Why does the U.S. tax code encourage debt?

I'd always taken the U.S. tax code for granted when it comes to tax shields for debt. Individuals can deduct mortgage interest, and companies can write off interest on debt. These nudge players towards debt, all things being equal. When I first joined Amazon.com, we were looking for more funds post-IPO to finance all the investments we wanted to make over the next several years, and we went with what was, at the time, the largest convertible debt offering ever. The internet market hadn't crashed then, and debt was the cheapest way to fill our war coffers.


But, as James Surowiecki notes, even without these tax shields, debt would be prevalent in the U.S. (after all, most people can't pay for an entire house with cash, and most companies love the leverage of debt). Even worse, these tax shield for debt have almost no social benefits while magnifying risk, as the recent financial crisis exposed all too well.


Surowiecki notes that while abolishing these tax breaks will be politically challenging, other countries have done it.

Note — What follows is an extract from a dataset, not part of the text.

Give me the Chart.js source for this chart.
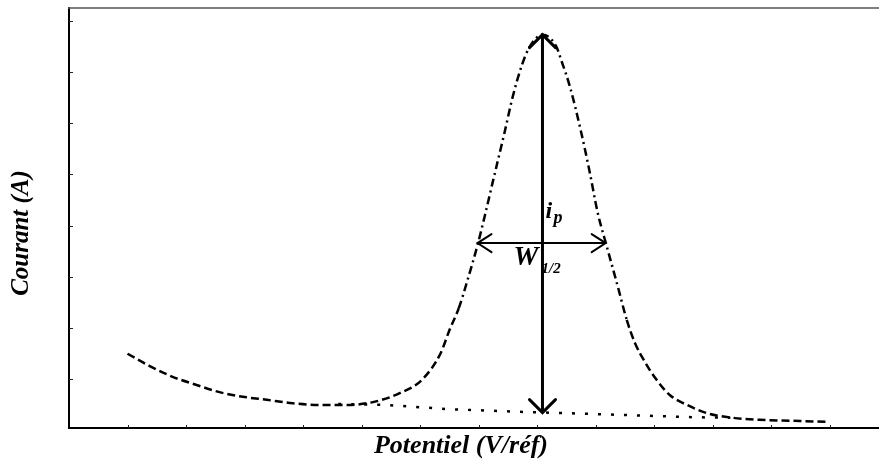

...there are precedents, on a smaller scale, for these kinds of changes. In the U.S., people used to be able to write off the interest they paid on credit cards. That tax break was abolished in 1986, and, the same year, the mortgage-interest deduction, which used to be unlimited, was capped. Great Britain, meanwhile, abolished its mortgage tax break in 2000. Similarly, there are a number of countries, including Brazil and Belgium, that don’t give corporate debt a tax advantage over equity, while, just last year, both Germany and Denmark cut back sharply on their business-interest tax breaks, limiting how much interest companies can write off. Given the weak state of the economy and of housing prices, a wholesale rewriting of the tax code may be a bridge too far right now, but there are plenty of reforms—capping deductions, phasing them out over time, restricting their use by heavily leveraged companies—that would move in the right direction.